Answer:
Nationwide, eighty thousand children worked in the textile industry. In the South, Mother Jones
had seen how dangerous their jobs were. Barefooted little girls and boys reached their tiny hands
into the treacherous machinery to repair snapped threads or crawled underneath the machinery to
oil it. At textile union headquarters, Mother Jones met more of these mill children. Their bodies were
bone-thin, with hollow chests. Their shoulders were rounded from long hours spent hunched over
the workbenches. Even worse, she saw “some with their hands off, some with the thumb missing,
some with their fingers off at the knuckles”—victims of mill accidents.
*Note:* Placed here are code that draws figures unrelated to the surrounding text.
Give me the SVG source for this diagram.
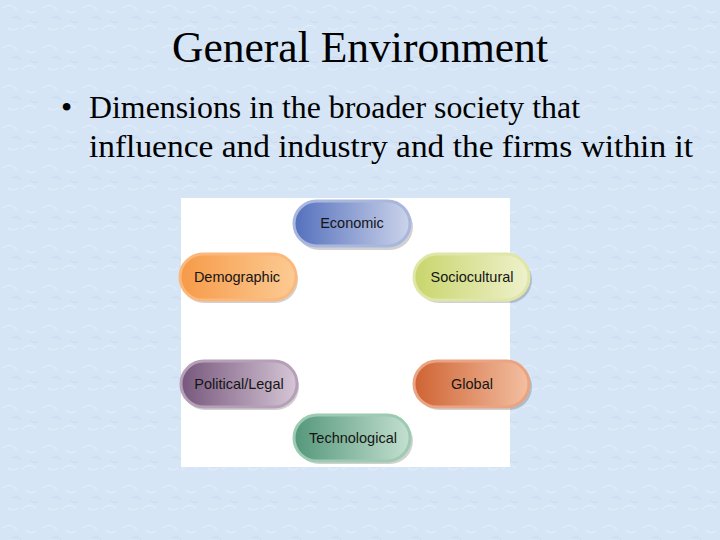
<svg xmlns="http://www.w3.org/2000/svg" width="720" height="540" viewBox="0 0 720 540">
<defs>
<style>
.t{font-family:"Liberation Serif","Times New Roman",serif;fill:#000}
.lbl{font-family:"Liberation Sans",Arial,sans-serif;font-size:14.5px;fill:#151515;text-anchor:middle}
.sh{fill:#000;opacity:0.18}
</style>
<linearGradient id="gEco" x1="0" x2="1"><stop offset="0" stop-color="#5470bd"/><stop offset="1" stop-color="#ccd4ea"/></linearGradient>
<linearGradient id="gDem" x1="0" x2="1"><stop offset="0" stop-color="#f69a48"/><stop offset="1" stop-color="#fccb94"/></linearGradient>
<linearGradient id="gSoc" x1="0" x2="1"><stop offset="0" stop-color="#c9d56c"/><stop offset="1" stop-color="#eef1cc"/></linearGradient>
<linearGradient id="gPol" x1="0" x2="1"><stop offset="0" stop-color="#76577c"/><stop offset="1" stop-color="#d6c6d6"/></linearGradient>
<linearGradient id="gGlo" x1="0" x2="1"><stop offset="0" stop-color="#cf6333"/><stop offset="1" stop-color="#f3c0a2"/></linearGradient>
<linearGradient id="gTec" x1="0" x2="1"><stop offset="0" stop-color="#54977a"/><stop offset="1" stop-color="#c4e0d0"/></linearGradient>
<pattern id="tex" width="40" height="40" patternUnits="userSpaceOnUse">
<rect width="40" height="40" fill="#d5e5f5"/>
<path d="M3 8 q8 -6 14 2 M22 30 q6 -8 14 -2 M8 28 q4 4 10 0 M26 10 q5 5 10 1" stroke="#e2eef9" stroke-width="1.2" fill="none"/>
<path d="M12 18 q5 -3 9 2 M30 20 q3 4 8 2" stroke="#c9daee" stroke-width="1" fill="none"/>
</pattern>
</defs>
<rect width="720" height="540" fill="url(#tex)"/>
<text class="t" x="172" y="62" font-size="44" textLength="376" lengthAdjust="spacingAndGlyphs">General Environment</text>
<text class="t" x="61" y="118" font-size="32">•</text>
<text class="t" x="89" y="118" font-size="32" textLength="491" lengthAdjust="spacingAndGlyphs">Dimensions in the broader society that</text>
<text class="t" x="89" y="157" font-size="32" textLength="604" lengthAdjust="spacingAndGlyphs">influence and industry and the firms within it</text>
<rect x="181" y="198" width="329" height="269" fill="#ffffff"/>
<g id="economic">
<rect class="sh" x="296" y="204" width="117" height="46" rx="23"/>
<rect x="294" y="201" width="116" height="45" rx="22.5" fill="url(#gEco)" stroke="#a9b7df" stroke-width="3"/>
<text class="lbl" x="352" y="228">Economic</text>
</g>
<g id="demographic">
<rect class="sh" x="181" y="257" width="117" height="46" rx="23"/>
<rect x="180" y="254" width="116" height="46" rx="23" fill="url(#gDem)" stroke="#fbb87a" stroke-width="3"/>
<text class="lbl" x="237" y="282">Demographic</text>
</g>
<g id="sociocultural">
<rect class="sh" x="416" y="257" width="116" height="46" rx="23"/>
<rect x="414" y="254" width="115" height="46" rx="23" fill="url(#gSoc)" stroke="#dfe6a8" stroke-width="3"/>
<text class="lbl" x="472" y="282">Sociocultural</text>
</g>
<g id="political-legal">
<rect class="sh" x="182" y="364" width="117" height="46" rx="23"/>
<rect x="181" y="361" width="116" height="46" rx="23" fill="url(#gPol)" stroke="#b6a0b8" stroke-width="3"/>
<text class="lbl" x="239" y="389">Political/Legal</text>
</g>
<g id="global">
<rect class="sh" x="416" y="364" width="116" height="46" rx="23"/>
<rect x="414" y="361" width="115" height="46" rx="23" fill="url(#gGlo)" stroke="#eaa482" stroke-width="3"/>
<text class="lbl" x="472" y="389">Global</text>
</g>
<g id="technological">
<rect class="sh" x="296" y="418" width="117" height="46" rx="23"/>
<rect x="294" y="415" width="116" height="46" rx="23" fill="url(#gTec)" stroke="#9ccbb2" stroke-width="3"/>
<text class="lbl" x="353" y="443">Technological</text>
</g>
<g id="connectors"></g>
</svg>
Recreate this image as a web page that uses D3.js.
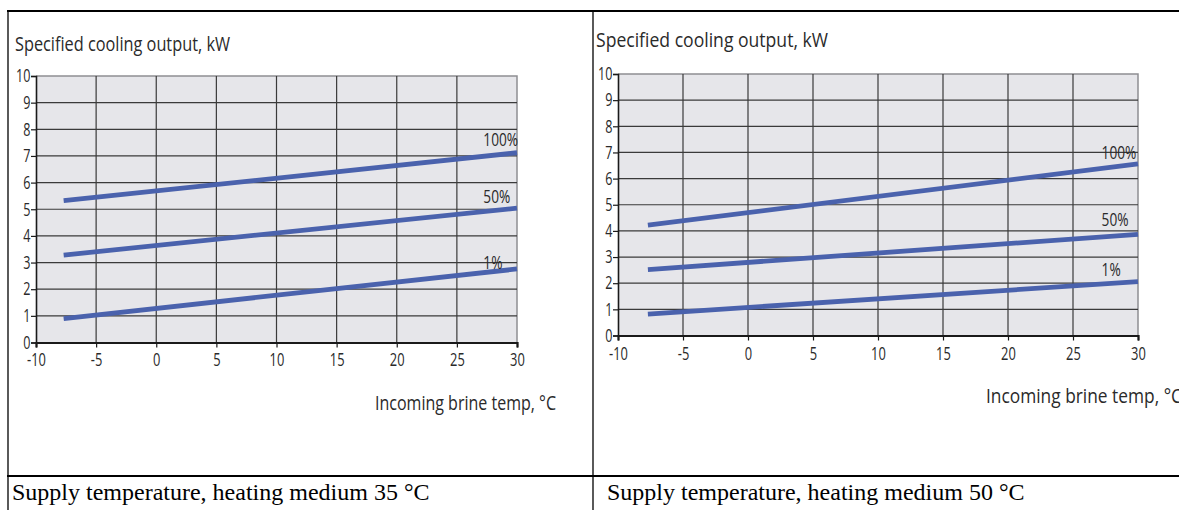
<!DOCTYPE html>
<html>
<head>
<meta charset="utf-8">
<script src="https://cdn.jsdelivr.net/npm/d3@7/dist/d3.min.js"></script>
<style>
  html, body { margin: 0; padding: 0; background: #fff; }
  svg { display: block; }
</style>
</head>
<body>
<svg id="chart" width="1179" height="510"></svg>
<script>
// Incoming brine temperature (°C) at the two ends of each output curve
const brineTemps = [-7.7, 30];

// Specified cooling output (kW), heating medium supply 35 °C
const out35_100 = [5.32, 7.12];
const out35_50  = [3.28, 5.04];
const out35_1   = [0.90, 2.76];

// Specified cooling output (kW), heating medium supply 50 °C
const out50_100 = [4.22, 6.56];
const out50_50  = [2.52, 3.87];
const out50_1   = [0.82, 2.06];

const seriesLabels = ["100%", "50%", "1%"];
const xTicks = [-10, -5, 0, 5, 10, 15, 20, 25, 30];
const yTicks = [0, 1, 2, 3, 4, 5, 6, 7, 8, 9, 10];

const yTitle = "Specified cooling output, kW";
const xTitle = "Incoming brine temp, °C";
const captions = [
  "Supply temperature, heating medium 35 °C",
  "Supply temperature, heating medium 50 °C"
];

const svg = d3.select("#chart");
const sansFont = "'Open Sans', 'DejaVu Sans', sans-serif";
const lineColor = "#4a62ad";
const textColor = "#2a2a2a";

// Layout of each panel
const panels = [
  {
    series: [out35_100, out35_50, out35_1],
    x: [36, 517], y: [342.5, 76],
    title: { x: 15, y: 51, len: 215, size: 20.5 },
    axisTitle: { x: 375, y: 410, len: 181, size: 20 },
    labelOffsets: [15, 13.5, 8.5],
    xLabelGap: 5,
    caption: { x: 12, text: captions[0] }
  },
  {
    series: [out50_100, out50_50, out50_1],
    x: [618, 1138], y: [335.5, 74],
    title: { x: 596, y: 47, len: 232, size: 20 },
    axisTitle: { x: 986, y: 403, len: 196, size: 20 },
    labelOffsets: [14.5, 16.5, 13.5],
    xLabelGap: 6.5,
    caption: { x: 607, text: captions[1] }
  }
];

panels.forEach(p => {
  const x = d3.scaleLinear().domain([-10, 30]).range(p.x);
  const y = d3.scaleLinear().domain([0, 10]).range(p.y);
  const g = svg.append("g");

  // plot background
  g.append("rect")
    .attr("x", x(-10)).attr("y", y(10))
    .attr("width", x(30) - x(-10)).attr("height", y(0) - y(10))
    .attr("fill", "#e6e6ea");

  // frame top and right edges
  g.append("path")
    .attr("d", `M${x(-10)},${y(10)}H${x(30)}V${y(0)}`)
    .attr("fill", "none").attr("stroke", "#8e8e92").attr("stroke-width", 1.5);

  // vertical grid
  g.selectAll(".vgrid").data(xTicks.filter(t => t > -10 && t < 30)).enter()
    .append("line")
    .attr("x1", d => x(d)).attr("x2", d => x(d))
    .attr("y1", y(10)).attr("y2", y(0))
    .attr("stroke", "#3a3a3a").attr("stroke-width", 1.2);

  // horizontal grid
  g.selectAll(".hgrid").data(yTicks.filter(t => t > 0 && t < 10)).enter()
    .append("line")
    .attr("x1", x(-10)).attr("x2", x(30))
    .attr("y1", d => y(d)).attr("y2", d => y(d))
    .attr("stroke", "#3a3a3a").attr("stroke-width", 1.2);

  // left axis
  const ya = g.append("g")
    .attr("transform", `translate(${x(-10)},0)`)
    .call(d3.axisLeft(y).tickValues(yTicks).tickSize(5).tickPadding(3).tickFormat(d => String(d)));
  ya.select(".domain").attr("stroke", "#1a1a1a").attr("stroke-width", 1.6);
  ya.selectAll(".tick line").attr("stroke", "#1a1a1a").attr("stroke-width", 1.2);
  ya.selectAll(".tick text")
    .attr("font-family", sansFont).attr("font-size", 18).attr("fill", textColor)
    .attr("transform", "scale(0.7,1)");

  // bottom axis
  const xa = g.append("g")
    .attr("transform", `translate(0,${y(0)})`)
    .call(d3.axisBottom(x).tickValues(xTicks).tickSize(5).tickPadding(p.xLabelGap).tickFormat(d => String(d)));
  xa.select(".domain").attr("stroke", "#1a1a1a").attr("stroke-width", 2.2);
  xa.selectAll(".tick line").attr("stroke", "#1a1a1a").attr("stroke-width", 1.2);
  xa.selectAll(".tick text")
    .attr("font-family", sansFont).attr("font-size", 19).attr("fill", textColor)
    .attr("transform", "scale(0.68,1)");
  g.selectAll(".domain").attr("fill", "none");

  // output curves
  const line = d3.line().x((d, i) => x(brineTemps[i])).y(d => y(d));
  g.selectAll(".curve").data(p.series).enter()
    .append("path")
    .attr("d", d => line(d))
    .attr("fill", "none").attr("stroke", lineColor)
    .attr("stroke-width", 4.8).attr("stroke-linecap", "butt");

  // curve labels, placed just above each curve near its right end
  p.series.forEach((s, i) => {
    const t = (28.5 - brineTemps[0]) / (brineTemps[1] - brineTemps[0]);
    const yv = y(s[0] + (s[1] - s[0]) * t) - p.labelOffsets[i];
    g.append("text")
      .attr("transform", `translate(${x(27.2)},${yv}) scale(0.76,1)`)
      .attr("dominant-baseline", "central")
      .attr("font-family", sansFont).attr("font-size", 18).attr("fill", textColor)
      .text(seriesLabels[i]);
  });

  // axis titles
  g.append("text")
    .attr("x", p.title.x).attr("y", p.title.y)
    .attr("textLength", p.title.len).attr("lengthAdjust", "spacingAndGlyphs")
    .attr("font-family", sansFont).attr("font-size", p.title.size).attr("fill", textColor)
    .text(yTitle);
  g.append("text")
    .attr("x", p.axisTitle.x).attr("y", p.axisTitle.y)
    .attr("textLength", p.axisTitle.len).attr("lengthAdjust", "spacingAndGlyphs")
    .attr("font-family", sansFont).attr("font-size", p.axisTitle.size).attr("fill", textColor)
    .text(xTitle);

  // caption row
  svg.append("text")
    .attr("x", p.caption.x).attr("y", 500)
    .attr("font-family", "'Liberation Serif', 'Times New Roman', serif")
    .attr("font-size", 24).attr("fill", "#000")
    .text(p.caption.text);
});

// table rules
const rules = svg.append("g").attr("stroke", "#000");
rules.append("line").attr("x1", 7).attr("x2", 1179).attr("y1", 11).attr("y2", 11).attr("stroke-width", 2);
rules.append("line").attr("x1", 7).attr("x2", 1179).attr("y1", 476).attr("y2", 476).attr("stroke-width", 2);
rules.append("line").attr("x1", 8).attr("x2", 8).attr("y1", 10).attr("y2", 510).attr("stroke-width", 1.3);
rules.append("line").attr("x1", 593).attr("x2", 593).attr("y1", 10).attr("y2", 510).attr("stroke-width", 1.3);
</script>
</body>
</html>
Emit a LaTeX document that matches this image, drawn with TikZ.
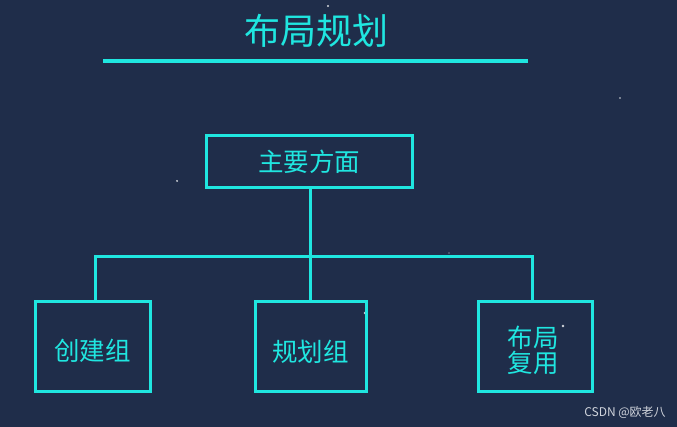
\documentclass[tikz,border=0pt]{standalone}
\usepackage{fontspec}
\setmainfont{Noto Sans CJK SC}
\newfontfamily\cjk{Noto Sans CJK SC}
\definecolor{bgnavy}{HTML}{1F2D4A}
\definecolor{cyanline}{HTML}{1FE6E0}
\definecolor{wmgray}{HTML}{D0D4DC}
\begin{document}
\begin{tikzpicture}[x=1pt,y=-1pt,
  boxstyle/.style={draw=cyanline,line width=3pt,inner sep=0pt,text=cyanline,font=\cjk\fontsize{25.5}{30}\selectfont,align=center},
  boxtext/.style={text=cyanline,font=\cjk\fontsize{25.5}{25}\selectfont,align=center,inner sep=0pt},
  linkstyle/.style={draw=cyanline,line width=3pt},
  stardot/.style={fill=white,opacity=0.8}]
\fill[bgnavy] (0,0) rectangle (677,427);
\useasboundingbox (0,0) rectangle (677,427);
% stars
\fill[stardot] (328,6) circle (1.2);
\fill[stardot] (177,181) circle (1);
\fill[stardot] (365,313) circle (1.3);
\fill[stardot] (563,326) circle (1.3);
\fill[stardot] (620,98) circle (0.8);
\fill[stardot] (449,253) circle (0.7);
% title
\node (title) at (316,31) {\textcolor{cyanline}{\cjk\fontsize{36}{40}\selectfont 布局规划}};
\coordinate (ul) at (103,61);
\coordinate (ur) at (528,61);
\draw[cyanline,line width=4pt] (ul) -- (ur);
% boxes
\node[boxstyle,minimum width=206pt,minimum height=52pt] (main) at (309,162) {主要方面};
\node[boxstyle,minimum width=115pt,minimum height=89pt] (b1) at (92.5,346.5) {};
\node[boxstyle,minimum width=111pt,minimum height=89pt] (b2) at (310.5,346.5) {};
\node[boxstyle,minimum width=114pt,minimum height=89pt] (b3) at (535,346.5) {};
\node[boxtext] (t1) at ([yshift=-4pt]b1.center) {创建组};
\node[boxtext] (t2) at ([yshift=-5pt]b2.center) {规划组};
\node[boxtext] (t3) at ([xshift=-2pt,yshift=-4pt]b3.center) {布局\\复用};
% connectors
\coordinate (jm) at (310,257);
\coordinate (jl) at (95,257);
\coordinate (jr) at (532,257);
\draw[linkstyle] (main.south -| jm) -- (jm);
\draw[linkstyle] (b1.north -| jl) -- (jl) -- (jr) -- (b3.north -| jr);
\draw[linkstyle] (jm) -- (b2.north -| jm);
% watermark
\node[text=wmgray,font=\cjk\fontsize{12}{14}\selectfont] (wm) at (625,412) {CSDN @欧老八};
\end{tikzpicture}
\end{document}
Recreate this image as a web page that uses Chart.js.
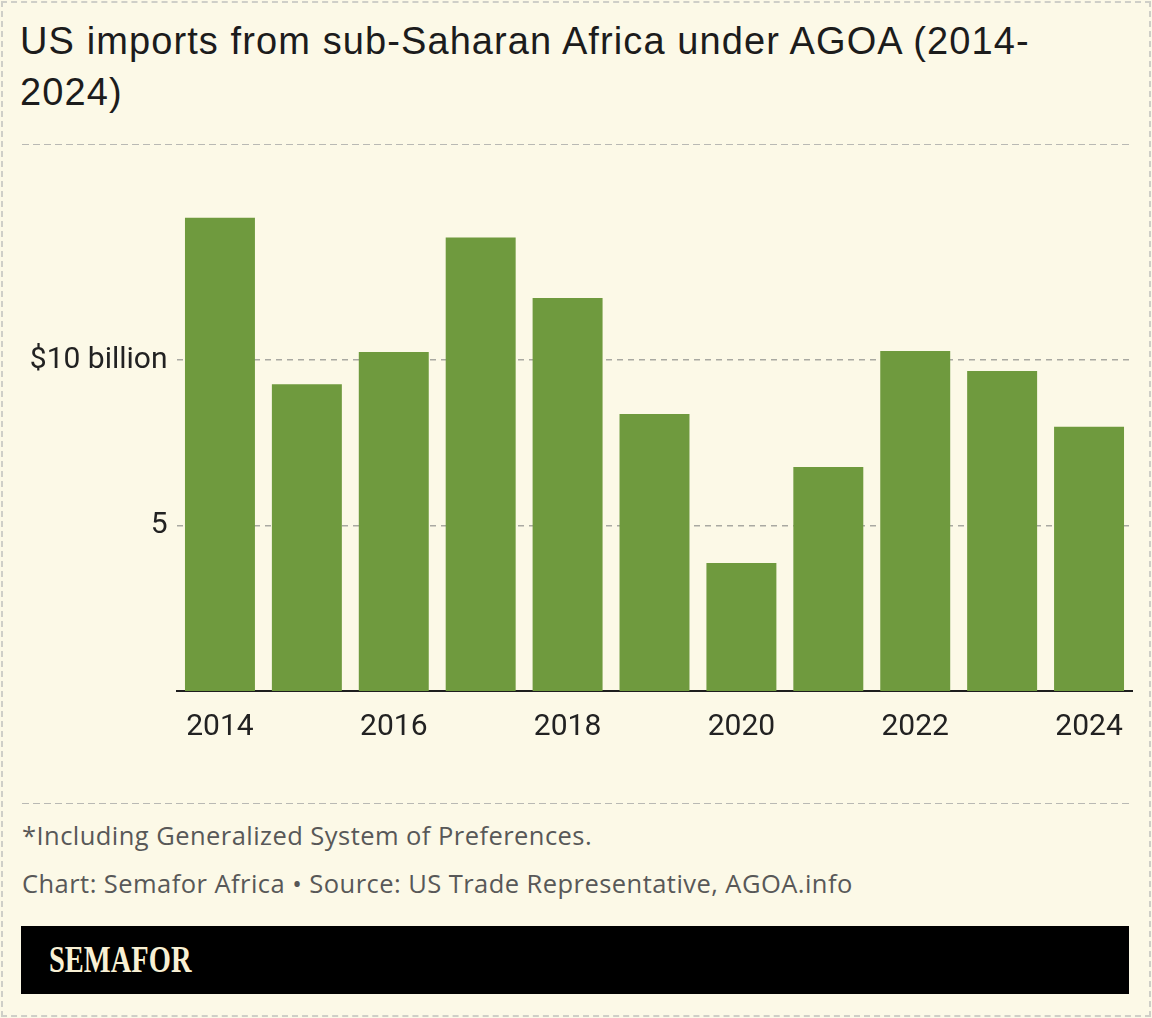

Josephson begins the paragraph with the detail that “eighty thousand children worked in the textile
industry” nationwide. This alerts readers to the size of the problem. She then focuses on the main point of
the paragraph—the dangers the children faced. Josephson describes the dangers by using details that
Mother Jones had actually seen: the children reaching into dangerous machinery; their “bone-thin” bodies,
“hollow chests,” and “rounded shoulders”; their missing hands, fingers, and thumbs. Tying these
descriptions to what Mother Jones had personally seen allows the author to show how the “broken”
children themselves influenced Jones’s attitude toward child labor.